• feyza şule güngör tarafından yazılan, maarif mektepleri yayınları tarafından 2018'de basılan, sinema sanatının hakkını veren yirmi filmin felsefe ışığında hakkıyla değerlendirildiği kitap.

    kitabın ön sözünde; her yönetmenin kendi iç ritmini, kendi kişisel yolculuğunu, düşünsel ve ruhsal dünyasını filmlere aktardığını söyleyen güngör şöyle devam eder:
    "tarkovski hakikati usul usul arar, lars von trier sarsar, tekme atar, bergman naifçe zihninizi dürter, angelopoulos illaki kalbinizi ağrıtır."
    filmlerini değerlendirdiği yönetmenlerin her birinin bir kimliği olduğu ve bu kimliği onlara işledikleri temaların kattığı düşüncesinden hareket eden yazar, seçtiği filmlerin kendilerine özgü sinemasal kimlik ve tavırlarını dikkate almış ve analizlerini belli temaları öne çıkararak yapmış:

    -yedinci mühür; (ölüm)
    -yaban çilekleri; (yaşlılık ve bellek)
    -persona; (susmak ve konuşmak)
    -raşomon; (yalan ve gerçeklik)
    -ran; (kabil sendromu)
    -budala (hakuchi); (iyilik)
    -dogville; (yabancılık)
    -manderlay; (özgürlük)
    -karanlıkta dans (dancer in the dark); (güven-çaresizlik)
    -beş vakit; (baba-oğul)
    -korkunç ivan (ivan grozni); (güç-zayıflık)
    -saatler (the hours); (kadın)
    -sonsuzluk ve bir gün (eternity and a day); (tamamlanmamışlık)
    -ulis'in bakışı; (yolculuk)
    -casablanca; (aşk)
    -stalker; (eşikler)
    -ayna (zerkalo); (çocukluk)
    -dünyanın bütün sabahları; (sanat ve yalnızlık
    -günaha son çağrı (the last temptation of christ); (gerçeklik-kurgu)
    -zorba; (yaşam coşkusu)
    -derviş (derviş ve ölüm); (ölüm ve adalet)

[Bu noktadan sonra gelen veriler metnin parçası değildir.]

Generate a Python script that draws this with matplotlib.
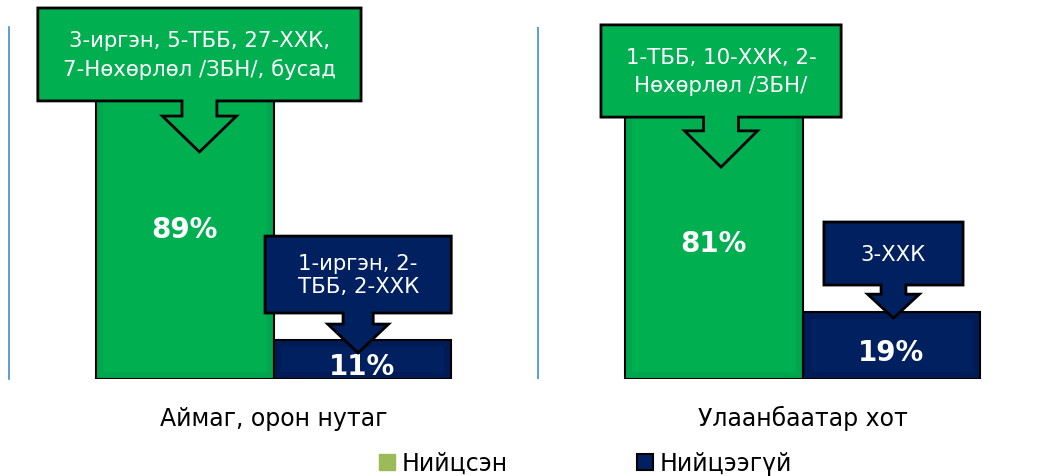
import matplotlib
matplotlib.use('Agg')
import matplotlib.pyplot as plt
from matplotlib.patches import Polygon, Patch, Rectangle

# data
categories = ['Аймаг, орон нутаг', 'Улаанбаатар хот']
series_names = ['Нийцсэн', 'Нийцээгүй']
matched = [89, 81]
not_matched = [11, 19]
callout_texts = [
    '3-иргэн, 5-ТББ, 27-ХХК,\n7-Нөхөрлөл /ЗБН/, бусад',
    '1-иргэн, 2-\nТББ, 2-ХХК',
    '1-ТББ, 10-ХХК, 2-\nНөхөрлөл /ЗБН/',
    '3-ХХК',
]

GREEN = '#00B050'
GREEN_DARK = '#00A64B'
NAVY = '#002060'
NAVY_DARK = '#001B55'
LEGEND_GREEN = '#9BBB59'
AXIS_BLUE = '#3A8FD8'
FONT = 'DejaVu Sans'

plt.rcParams['font.family'] = FONT

W, H = 1055, 477
fig = plt.figure(figsize=(W / 100, H / 100), dpi=100)
ax = fig.add_axes([9 / W, (H - 380) / H, 1058 / W, 352 / H])

bw = 0.335
xs = range(len(categories))
green_bars = ax.bar([x - bw / 2 for x in xs], matched, bw, color=GREEN, edgecolor='none', zorder=3)
navy_bars = ax.bar([x + bw / 2 for x in xs], not_matched, bw, color=NAVY, edgecolor='none', zorder=3)

# subtle darker inner band + black outline, like the original
for bars, dark in [(green_bars, GREEN_DARK), (navy_bars, NAVY_DARK)]:
    for r in bars:
        band = Rectangle(r.get_xy(), r.get_width(), r.get_height(), facecolor='none',
                         edgecolor=dark, linewidth=10, zorder=3.5)
        ax.add_patch(band)
        band.set_clip_path(r)
        ax.add_patch(Rectangle(r.get_xy(), r.get_width(), r.get_height(), facecolor='none',
                               edgecolor='black', linewidth=1.5, zorder=4))

for x, v in zip(xs, matched):
    ax.text(x - bw / 2, v / 2 - 1, f'{v}%', ha='center', va='center_baseline', color='white',
            fontsize=20, fontweight='bold', zorder=5)
for x, v in zip(xs, not_matched):
    ax.text(x + bw / 2, v / 2 - 1, f'{v}%', ha='center', va='center_baseline', color='white',
            fontsize=20, fontweight='bold', zorder=5)

ax.set_xlim(-0.5, 1.5)
ax.set_ylim(0, 100)
for s in ['top', 'right', 'bottom']:
    ax.spines[s].set_visible(False)
ax.spines['left'].set_color(AXIS_BLUE)
ax.spines['left'].set_linewidth(1.2)
ax.axvline(0.5, color=AXIS_BLUE, lw=1.2)
ax.set_yticks([])
ax.set_xticks([])
for x, c in zip(xs, categories):
    ax.text(x, -11, c, ha='center', va='center', fontsize=17, color='black')


# down-arrow callout: center x, box top, box bottom, box width, shaft w, head w, wing y, tip y
def callout(cx, top, bot, w, sw, hw, wy, ty, color, text, ls):
    pts = [(cx - w / 2, top), (cx + w / 2, top), (cx + w / 2, bot), (cx + sw / 2, bot),
           (cx + sw / 2, wy), (cx + hw / 2, wy), (cx, ty), (cx - hw / 2, wy),
           (cx - sw / 2, wy), (cx - sw / 2, bot), (cx - w / 2, bot)]
    ax.add_patch(Polygon(pts, closed=True, facecolor=color, edgecolor='black',
                         linewidth=2, zorder=6, clip_on=False))
    ax.text(cx, (top + bot) / 2, text, ha='center', va='center', color='white',
            fontsize=15.3, linespacing=ls, zorder=7, clip_on=False)


callout(-0.140, 105.4, 79.0, 0.611, 0.066, 0.140, 74.7, 64.5, GREEN, callout_texts[0], 1.45)
callout(0.160, 40.6, 18.75, 0.352, 0.057, 0.115, 15.6, 7.4, NAVY, callout_texts[1], 1.2)
callout(0.846, 100.6, 74.4, 0.454, 0.066, 0.138, 70.5, 60.2, GREEN, callout_texts[2], 1.45)
callout(1.172, 44.6, 26.7, 0.263, 0.047, 0.098, 24.1, 17.3, NAVY, callout_texts[3], 1.2)

handles = [Patch(facecolor=LEGEND_GREEN, edgecolor=LEGEND_GREEN),
           Patch(facecolor=NAVY, edgecolor='black', linewidth=1.5)]
fig.legend(handles, series_names, loc='center', bbox_to_anchor=(0.555, (H - 464) / H),
           ncol=2, frameon=False, fontsize=17, handlelength=0.68, handleheight=0.68,
           handletextpad=0.25, columnspacing=5.5, borderaxespad=0)

fig.savefig('out.png', dpi=100)
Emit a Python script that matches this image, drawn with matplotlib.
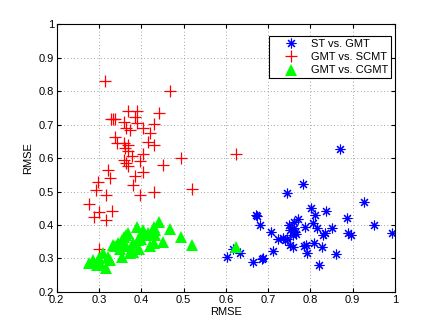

    felsefe bölümü öğretim üyesi olan feyza şule güngör, değerlendirdiği filmlerin kendi duygu dünyasında yarattığı katharsis etkilerinin yorumlarını oldukça sade ve edebi bir dille aktarmış. derinliği ve üzerinde durulması gereken pek çok yönü yani ayakkabıdaki taşı çok fazla olan filmleri ele almakla birlikte kısa ve öz tuttuğu analizlerde sadece kendisini çarpan noktaları irdelemiş. bunu yaparken de metni ağırlaştıracak, lüzumu olmayan felsefi terimleri yazılara boca etmekten özellikle kaçınmış. sonuçta da keyifle okunan, ele aldığı filmleri merak ettiren, izlenmiş olanlar hakkında bir daha düşünmeyi sağlayan güzel bir çalışma çıkmış ortaya.

    yalnız, etik olmadığını düşündüğü için filmler hakkında detay vermekten kaçınmasını tuhaf karşıladım. vizyondan kalkmış, üzerinden on yıllar geçmiş bir filmin eleştirisini-analizini yaparken spoiler ve detay vermekten kaçınmak, hele de bunu bir kitap çalışmasında yapmak gereksiz ve abartılı bir hassasiyet olmuş. ki zaten birçok filmde bundan kaçınılamadığını görmüş ve pekala uygulamış.